On top of these essentials, there are a few bonus items that can make life easier for both yourself and your students, including:
12) A strap for each student
13) A capo for each student
14) An electric drill with a Turbo Tuner bit or an automatic winder for replacing strings
15) An electric drum machine or metronome
16) A CD player or mp3 player
17) A scratch guard for each guitar to keep them in better shape for longer
18) Individual guitar stands for each student to minimize damage to instruments
19) A riser so you can be seen demonstrating proper technique
20) A foot stool for every student
Whether you’re an accomplished music teacher or are just picking up an instrument for the first time, there are a number of musical and other skills the teacher of any guitar class should have before the beginning of the semester.
Musically, you should be able to:
1) Play the 18 notes in first position with correct fingerings
2) Demonstrate good left and right hand technique, with and without a pick
3) Model good posture and hand positions
Technically, you should know how to:
1) Tune a guitar
2) Change a guitar string
3) Perform minor repairs, such as straightening a neck, replacing a nut or saddle and replacing machine heads
You will also need to:
1) Possess strong classroom management and organizational skills
2) Be able to write and follow weekly lesson plans
3) Keep a class handbook with student expectations and consequences for not meeting them
4) Always prepare material to stay a few lessons ahead
5) Structure every lesson in the same way, with a beginning, middle and end that includes a warm-up, a review, a new lesson and a closing activity
If you’ve never taught a guitar class before, you may be wondering where to start. And, while your students will be keen to begin playing right away, there is some housekeeping that needs to be done first to set your class up for a successful semester. In addition to all your standard classroom procedures, like seating plans and policies for absenteeism, bathroom breaks and electronic devices, you should also implement some specific guidelines for the guitar class:
1) Go over classroom procedures, being sure to answer the following questions:
- Are your consequences for bringing gum, food and drinks to class be stronger than other classes due to the consequences for instrument damage?
- What happens if a student forgets their music book or guitar at home? Are there spares?
- What is the proper way to store and care for a guitar?
- What happens when a string breaks?
- What are the students to do with their guitars while instructions are being given? What are the consequences for students who don’t follow the procedure?
2) Have each student complete a Guitar Usage Agreement form that answers the questions:
- Does each student have an individual guitar, or can they can grab and play any instrument?
- Are students responsible for reporting damages to the guitars?
- What are the consequences when a guitar is damaged?
- Are students allowed to take guitars home?

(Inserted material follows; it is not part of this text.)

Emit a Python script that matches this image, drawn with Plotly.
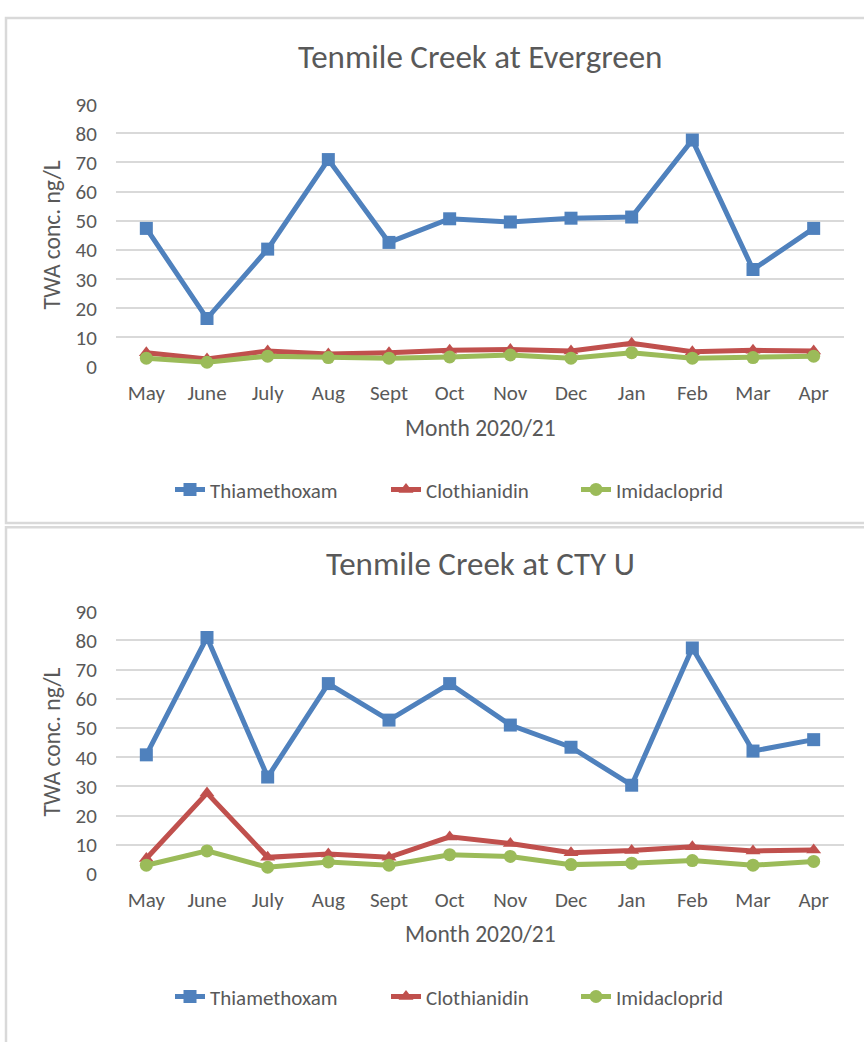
import plotly.graph_objects as go

months = ["May", "June", "July", "Aug", "Sept", "Oct", "Nov", "Dec", "Jan", "Feb", "Mar", "Apr"]

# Tenmile Creek at Evergreen
ever_thiamethoxam = [47.4, 16.5, 40.3, 71.0, 42.6, 50.7, 49.6, 50.9, 51.3, 77.7, 33.3, 47.4]
ever_clothianidin = [4.8, 2.6, 5.4, 4.3, 4.8, 5.6, 5.9, 5.4, 8.0, 5.1, 5.6, 5.4]
ever_imidacloprid = [2.9, 1.5, 3.6, 3.1, 2.9, 3.3, 4.0, 2.9, 4.8, 2.9, 3.1, 3.6]

# Tenmile Creek at CTY U
ctyu_thiamethoxam = [40.8, 81.0, 33.2, 65.2, 52.7, 65.2, 51.0, 43.4, 30.4, 77.4, 42.1, 46.0]
ctyu_clothianidin = [5.3, 27.7, 5.7, 6.8, 5.7, 12.7, 10.4, 7.3, 8.0, 9.3, 7.9, 8.2]
ctyu_imidacloprid = [3.0, 7.9, 2.3, 4.1, 3.0, 6.6, 6.0, 3.2, 3.7, 4.6, 3.0, 4.3]

titles = ["Tenmile Creek at Evergreen", "Tenmile Creek at CTY U"]
series_names = ["Thiamethoxam", "Clothianidin", "Imidacloprid"]
y_ticks = [0, 10, 20, 30, 40, 50, 60, 70, 80, 90]

colors = ["#4f81bd", "#c0504d", "#9bbb59"]
symbols = ["square", "triangle-up", "circle"]
msizes = [13, 13, 13]

W, H = 864, 1042
FONT = "Carlito, Calibri, Lato, sans-serif"
TXT = "#595959"
GRID = "#d9d9d9"

def py(p):
    return 1 - p / H

fig = go.Figure()

panels = [
    dict(data=[ever_thiamethoxam, ever_clothianidin, ever_imidacloprid], xa="x", ya="y",
         y0=362.7, y1=93.5, title_y=45, xt_y=426, leg_y=489),
    dict(data=[ctyu_thiamethoxam, ctyu_clothianidin, ctyu_imidacloprid], xa="x2", ya="y2",
         y0=883, y1=613.5, title_y=565, xt_y=945, leg_y=1009),
]

x0p, x1p = 116, 844
legend_text_x = [212, 428, 618]

annotations = []
legends = {}
legend_common = dict(orientation="h", xanchor="left", yanchor="middle",
                     font=dict(family=FONT, size=21, color=TXT), bgcolor="rgba(0,0,0,0)",
                     itemclick=False, itemdoubleclick=False)
for i, p in enumerate(panels):
    for k in range(3):
        idx = i * 3 + k + 1
        lname = "legend" if idx == 1 else f"legend{idx}"
        legends[lname] = dict(x=(legend_text_x[k] - 42) / W, y=py(p["leg_y"]), **legend_common)
        fig.add_trace(go.Scatter(
            x=months, y=p["data"][k], name=series_names[k], mode="lines+markers",
            line=dict(color=colors[k], width=5),
            marker=dict(symbol=symbols[k], size=msizes[k], color=colors[k]),
            xaxis=p["xa"], yaxis=p["ya"], legend=lname, cliponaxis=False,
        ))
    annotations.append(dict(text=titles[i], x=(x0p + x1p) / 2 / W - 0.0, y=py(p["title_y"]),
                            xref="paper", yref="paper", showarrow=False,
                            font=dict(family=FONT, size=33, color=TXT), xanchor="center", yanchor="middle"))
    annotations.append(dict(text="Month 2020/21", x=(x0p + x1p) / 2 / W, y=py(p["xt_y"]),
                            xref="paper", yref="paper", showarrow=False,
                            font=dict(family=FONT, size=23.5, color=TXT), xanchor="center", yanchor="middle"))
    annotations.append(dict(text="TWA conc. ng/L", x=52 / W, y=py((p["y0"] + p["y1"]) / 2),
                            xref="paper", yref="paper", showarrow=False, textangle=-90,
                            font=dict(family=FONT, size=23.5, color=TXT), xanchor="center", yanchor="middle"))

axis_common_x = dict(type="category", range=[-0.5, 11.5], showgrid=False, zeroline=False,
                     showline=False, ticks="outside", ticklen=7, tickcolor="rgba(0,0,0,0)",
                     tickfont=dict(family=FONT, size=21, color=TXT), fixedrange=True)
axis_common_y = dict(range=[0, 90], tickvals=y_ticks, showgrid=True, gridcolor=GRID, gridwidth=2,
                     zeroline=False, showline=False, ticks="outside", ticklen=14,
                     tickcolor="rgba(0,0,0,0)", tickfont=dict(family=FONT, size=21, color=TXT),
                     fixedrange=True)

shapes = [
    dict(type="rect", xref="paper", yref="paper", x0=6 / W, x1=1.05, y0=py(523), y1=py(5),
         line=dict(color=GRID, width=2.5), fillcolor="rgba(0,0,0,0)", layer="below"),
    dict(type="rect", xref="paper", yref="paper", x0=6 / W, x1=1.05, y0=-0.05, y1=py(527.5),
         line=dict(color=GRID, width=2.5), fillcolor="rgba(0,0,0,0)", layer="below"),
]

fig.update_layout(
    width=W, height=H, margin=dict(l=0, r=0, t=0, b=0),
    paper_bgcolor="white", plot_bgcolor="white",
    xaxis=dict(domain=[x0p / W, x1p / W], anchor="y", **axis_common_x),
    yaxis=dict(domain=[py(362.7), py(93.5)], anchor="x", **axis_common_y),
    xaxis2=dict(domain=[x0p / W, x1p / W], anchor="y2", **axis_common_x),
    yaxis2=dict(domain=[py(883), py(613.5)], anchor="x2", **axis_common_y),
    annotations=annotations, shapes=shapes, showlegend=True,
    **legends,
)

fig.write_html("out.html", config={"displayModeBar": False},
               post_script="document.body.style.margin='0';document.body.style.overflow='hidden';")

3) Do pre-testing to determine what knowledge and skills students already have to better gauge their progress.
4) Describe what material the semester will cover and how the grades will be determined.
The More, the Merrier
While many early exercises are written for solo guitar, never underestimate the power of ensemble playing. Introducing your students to making music with their peers can teach many skills, both musical and social, that solo playing cannot. Some crucial skills that can be developed and strengthened through group practice and performance include:
Every teacher knows the importance of helping students develop teamwork skills. Peer cooperation is a necessary life skill and can increase engagement and help form friendship bonds.
Ensemble playing can also increase motivation through competition for major parts and can even lead to school or district-wide ensemble contests.
Many beginning guitarists will not yet be confident enough with their skills for solo performances, but group performances can be a great intermediate step. Talent shows, competitions and other events can be invaluable tools for building confidence.
In group compositions, there are usually lead and supportive lines. No matter each student’s skill level, there are roles for everyone.
Following the Leader
Both patience and attentiveness are necessary skills when following a group’s conductor. Whether or not a student continues with their musical practice after leaving guitar lab, knowing how to follow directions will come in handy to that student in the future.
Each member of an ensemble is responsible for counting out the beat of their own part, and playing among others with different rhythms and notes requires practice and engagement.
From dynamic expression and balance to articulation and more, making music with a group is an ideal way to learn a number of important skills that anyone interested in continuing with music will need.
Low Risk, High Reward
A guitar lab is a practical and fun way to bring variety to your curriculum. From every perspective, introducing a guitar program at your school will be a rewarding experience for teachers and students alike. Exposing young people to the joys of music is always a noble purpose, and teaching students to be lifelong music-makers is something they’re bound to thank you for.